History Through Coins: The Suez Crisis
Posted on 11/10/2020
On July 23, 1952 the Free Officers Movement, a rebellious element of the Egyptian Army, staged a coup that ousted King Farouk, the playboy/coin collector who had ruled since 1936 and had long since lost the faith of his people. A republic was proclaimed, and Army Colonel Gamal Abdul Nasser became its president.
Four years later, almost to the day, Nasser proclaimed that Egypt had nationalized the Suez Canal. Its stockholders were abruptly paid off without recourse, and the canal was immediately closed to Israeli shipping, setting off an international crisis. Egypt commemorated this action with a silver coin that features its national arms on one side and the canal’s administration building in Port Said on the other.
While the western powers debated possible actions, Israel struck first against Egypt. It invaded the Sinai Peninsula on October 29 in what it called Operation Kadesh, named after an ancient city in the northern Sinai. Israel defeated the Egyptian forces there within a few days, yet the canal remained blocked to shipping. Nasser, in an act of spite, had sunk the 40 ships stranded there to make the channel impassible. It was later revealed that Israel had already formed a tripartite alliance with Britain and France, and both nations were soon drawn into the fighting.
Britain had maintained an uneasy relationship with Egypt going back to World War I, and resentment toward the English was strong even before the 1952 coup. Though it had made overtures toward easing relations prior to nationalization of the canal, Britain still had enough influence with other nations in the region to make Nasser suspicious of its goals.
On October 30, France and Britain issued joint ultimatums to Egypt and Israel demanding a cease-fire, but these were ignored. Operation Musketeer was launched the following day with aerial bombing. Ground operations lasted just two days, November 5-6, but the Egyptian forces proved to be more formidable than anticipated. Nasser, declaring a “people’s war,” had his troops don civilian clothing while simultaneously arming the civilian population. The British and French leaders feared the political repercussions of killing “civilians,” which made prosecution of the operation more challenging. Friendly fire incidents among the two European armies added further to the chaos.

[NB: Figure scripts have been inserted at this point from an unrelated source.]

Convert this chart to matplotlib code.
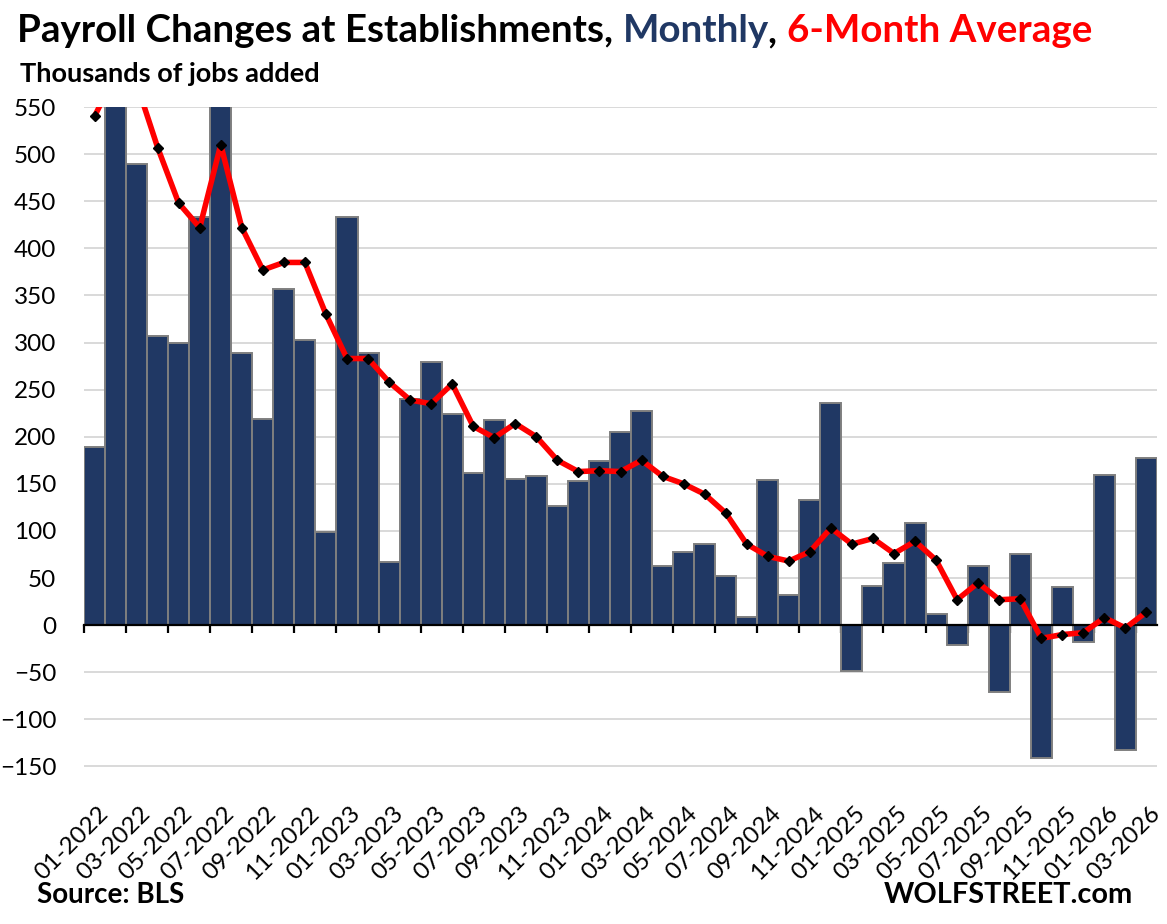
import numpy as np
import matplotlib
matplotlib.use('Agg')
import matplotlib.pyplot as plt
from matplotlib.transforms import ScaledTranslation

plt.rcParams['font.family'] = ['Lato', 'DejaVu Sans']

# ------------------------------- Data ------------------------------- #
months = ['01-2022', '02-2022', '03-2022', '04-2022', '05-2022', '06-2022',
          '07-2022', '08-2022', '09-2022', '10-2022', '11-2022', '12-2022',
          '01-2023', '02-2023', '03-2023', '04-2023', '05-2023', '06-2023',
          '07-2023', '08-2023', '09-2023', '10-2023', '11-2023', '12-2023',
          '01-2024', '02-2024', '03-2024', '04-2024', '05-2024', '06-2024',
          '07-2024', '08-2024', '09-2024', '10-2024', '11-2024', '12-2024',
          '01-2025', '02-2025', '03-2025', '04-2025', '05-2025', '06-2025',
          '07-2025', '08-2025', '09-2025', '10-2025', '11-2025', '12-2025',
          '01-2026', '02-2026', '03-2026']

# monthly payroll change, thousands (02-2022 and 07-2022 run off the top)
monthly = [189, 813, 490, 307, 300, 433,
           717, 289, 219, 357, 303, 99,
           433, 289, 67, 240, 279, 224,
           162, 218, 155, 158, 126, 153,
           174, 205, 227, 63, 78, 86,
           52, 9, 154, 32, 133, 236,
           -49, 42, 66, 108, 12, -21,
           63, -71, 75, -141, 41, -18,
           159, -133, 177]

# 6-month average, thousands
avg6 = [540, 585, 575, 507, 448, 422,
        510, 422, 377, 385, 385, 330,
        283, 283, 258, 239, 235, 256,
        211, 199, 214, 200, 175, 163,
        164, 163, 175, 158, 150, 139,
        119, 86, 73, 68, 78, 103,
        86, 92, 76, 89, 69, 27,
        45, 27, 28, -14, -10, -8,
        8, -3, 14]

navy = '#203864'
red = '#FF0000'

# ------------------------------- Plot ------------------------------- #
fig = plt.figure(figsize=(11.67, 9.24), dpi=100)
ax = fig.add_axes([84/1167, 1 - 790/924, 1073/1167, 683/924])

x = np.arange(len(months))
ax.bar(x, monthly, width=1.0, color=navy, edgecolor='#7f7f7f', linewidth=1.4, zorder=2)
ax.plot(x, avg6, color=red, lw=4.0, zorder=4, solid_joinstyle='round')
ax.plot(x, avg6, ls='none', marker='D', ms=4.6, color='black', zorder=5)

ax.set_xlim(-0.5, len(months) - 0.5)
ax.set_ylim(-175, 550)

yt = np.arange(-150, 551, 50)
for v in yt:
    if v != 0:
        ax.axhline(v, color='#d9d9d9', lw=1.4, zorder=0)
ax.set_yticks(yt)
ax.tick_params(axis='y', length=0, pad=20, labelsize=17.5)

for s in ['top', 'right', 'left']:
    ax.spines[s].set_visible(False)

# zero line carries the tick marks between every second category
ax.spines['bottom'].set_position(('data', 0))
ax.spines['bottom'].set_linewidth(1.6)
ax.spines['bottom'].set_zorder(3)
ax.set_xticks(np.arange(-0.5, len(months), 2))
ax.set_xticklabels([])
ax.tick_params(axis='x', length=6, width=1.6, direction='out')

# labels sit at the bottom of the plot area
sec = ax.secondary_xaxis('bottom')
sec.spines['bottom'].set_visible(False)
sec.set_xticks(x[::2])
sec.set_xticklabels(months[::2], rotation=45, ha='right', va='top',
                    rotation_mode='anchor', fontsize=17.5)
sec.tick_params(axis='x', length=0, pad=9)
shift = ScaledTranslation(3/100, 0, fig.dpi_scale_trans)
for lab in sec.get_xticklabels():
    lab.set_transform(lab.get_transform() + shift)

# ------------------------------- Texts ------------------------------- #
tsize = 27.7
t1 = fig.text(17/1167, 1 - 48/924, 'Payroll Changes at Establishments, ',
              fontsize=tsize, fontweight='bold', color='black', va='bottom')
t2 = ax.annotate('Monthly', xy=(1, 0), xycoords=t1, fontsize=tsize,
                 fontweight='bold', color=navy, va='bottom', annotation_clip=False)
t3 = ax.annotate(', ', xy=(1, 0), xycoords=t2, fontsize=tsize,
                 fontweight='bold', color='black', va='bottom', annotation_clip=False)
ax.annotate('6-Month Average', xy=(1, 0), xycoords=t3, fontsize=tsize,
            fontweight='bold', color=red, va='bottom', annotation_clip=False)

fig.text(20/1167, 1 - 86/924, 'Thousands of jobs added', fontsize=19.5,
         fontweight='bold', va='bottom')
fig.text(37/1167, 1 - 908/924, 'Source: BLS', fontsize=20,
         fontweight='bold', va='bottom')
fig.text(1133/1167, 1 - 908/924, 'WOLFSTREET.com', fontsize=20.8,
         fontweight='bold', va='bottom', ha='right')

plt.savefig('out.png', dpi=100)
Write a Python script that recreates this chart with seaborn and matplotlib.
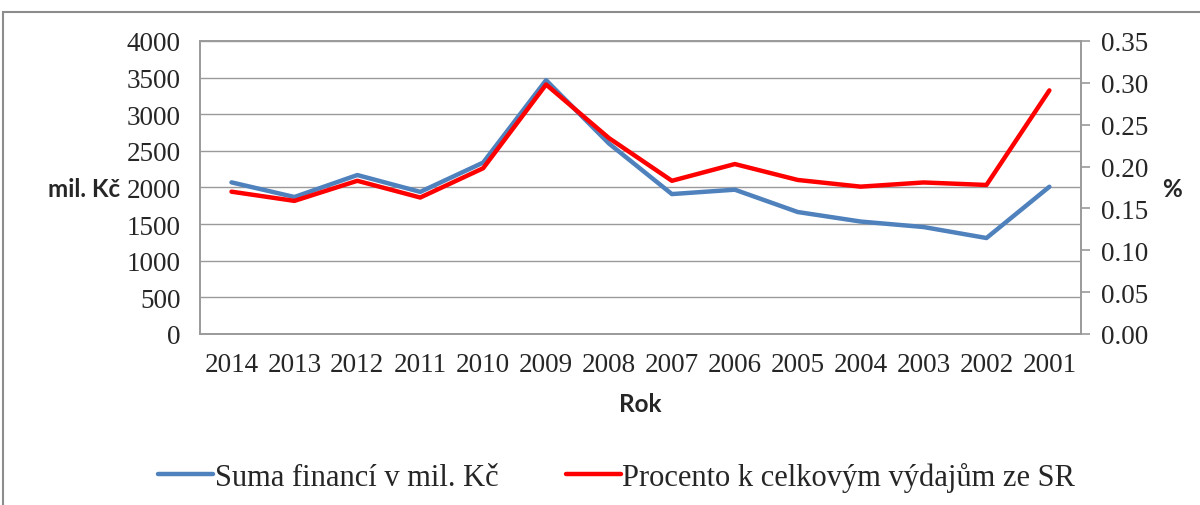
import pandas as pd
import matplotlib
matplotlib.use("Agg")
import matplotlib.pyplot as plt
from matplotlib.patches import Rectangle
from matplotlib.lines import Line2D
import seaborn as sns

# data
roky = ["2014", "2013", "2012", "2011", "2010", "2009", "2008",
        "2007", "2006", "2005", "2004", "2003", "2002", "2001"]
suma = [2070, 1870, 2170, 1940, 2340, 3465, 2600,
        1910, 1970, 1665, 1535, 1460, 1310, 2010]
procento = [0.170, 0.159, 0.183, 0.163, 0.198, 0.298, 0.234,
            0.183, 0.203, 0.184, 0.176, 0.181, 0.178, 0.291]

df = pd.DataFrame({"Rok": roky, "suma": suma, "procento": procento})

sns.set_style("white")
serif = ["Liberation Serif", "DejaVu Serif"]
sans = ["Lato", "DejaVu Sans"]
grey = "#9a9a9a"
blue = "#4F81BD"
red = "#FF0000"

fig = plt.figure(figsize=(12, 5.06), dpi=100)
ax = fig.add_axes([0.1667, 0.338, 0.734, 0.579])
ax2 = ax.twinx()

sns.lineplot(data=df, x="Rok", y="suma", ax=ax, color=blue, lw=3.2, sort=False)
sns.lineplot(data=df, x="Rok", y="procento", ax=ax2, color=red, lw=3.2, sort=False)

ax.set_xlim(-0.5, len(roky) - 0.5)
ax.set_ylim(0, 4000)
ax.set_yticks(range(0, 4001, 500))
ax2.set_ylim(0, 0.35)
ax2.set_yticks([i * 0.05 for i in range(8)])
ax2.set_yticklabels([f"{i * 0.05:.2f}" for i in range(8)])

ax.grid(axis="y", color=grey, lw=1)
ax.set_axisbelow(True)
for a in (ax, ax2):
    for s in a.spines.values():
        s.set_color(grey)
        s.set_linewidth(1.2)
ax.tick_params(axis="y", length=0, labelsize=19.5, pad=14)
ax.tick_params(axis="x", length=0, labelsize=19.5, pad=13)
ax2.tick_params(axis="y", length=6.5, width=1.2, color=grey, labelsize=19.5, pad=8)
for lab in ax.get_xticklabels() + ax.get_yticklabels() + ax2.get_yticklabels():
    lab.set_family(serif)

ax.set_xlabel("Rok", family=sans, fontweight="bold", fontsize=17.5, va="center")
ax.xaxis.set_label_coords(0.5, -0.239)
ax.set_ylabel("mil. Kč", family=sans, fontweight="bold", fontsize=17.5,
              rotation=0, ha="right", va="center")
ax.yaxis.set_label_coords(-0.091, 0.495)
ax2.set_ylabel("%", family=sans, fontweight="bold", fontsize=17.5,
               rotation=0, ha="left", va="center")
ax2.yaxis.set_label_coords(1.092, 0.495)

handles = [Line2D([], [], color=blue, lw=3.2), Line2D([], [], color=red, lw=3.2)]
fig.legend(handles, ["Suma financí v mil. Kč", "Procento k celkovým výdajům ze SR"],
           loc="center", bbox_to_anchor=(0.514, 0.055), ncol=2, frameon=False,
           prop={"family": serif, "size": 22}, handlelength=1.8,
           handletextpad=0.05, columnspacing=2.2)

# chart area border
fig.patches.append(Rectangle((0.0025, -0.1), 1.2, 1.074, transform=fig.transFigure,
                             fill=False, edgecolor="#8c8c8c", lw=1.5, clip_on=False))

fig.savefig("out.png", dpi=100)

The Suez operation was unpopular on the home front, with protests in both France and Britain. In addition, there was pressure from the United Nations and the two superpowers of the USA and USSR to put an end to the fighting. Britain announced a cease-fire on November 6, taking its allies Israel and France by surprise, especially since their military objectives were mostly being met. The three allies did not immediately remove their forces, and the canal remained closed to shipping until the following March.
The Cold War between the Soviet Union and the United States was exploited to great effect by Nasser, who previously had threatened to buy arms from the former in the hopes of persuading the latter to likewise supply Egypt. The Soviet invasion of Hungary earlier in 1956 to suppress a rebellion against communist rule there had both of the superpowers on edge, and US President Dwight Eisenhower feared the prospect of World War III emerging from one or both incidents. When Russian Premier Nikita Khrushchev threatened to take arms against France, Britain and Israel, Ike had to make a very hard choice regarding American involvement in the Suez Crisis.
To the great disappointment of the three allies, the USA refrained from providing the anticipated military support. Instead, it sought a quick cease-fire to allow for a negotiated settlement with the help of the United Nations. It put financial pressure on Britain, too, by blocking needed loans from the International Monetary Fund to purchase oil, which had been cut off to Britain by the canal’s closing. After the cease-fire, the USA and other members of NATO (the North Atlantic Treaty Organization) placed an embargo on oil sales to France and Britain in order to hasten withdrawal of their military forces.
The net result of this brief conflict was a reluctant and shallow cease-fire between Egypt and Israel that would ultimately result in all-out war just 11 years later. Britain and France lost much of their international prestige, prompting an acceleration of the independence movements in many of their remaining overseas colonies. Cold War tensions remained high between the USA and the USSR, while Britain, and especially France, no longer counted America among their automatic allies in future conflicts.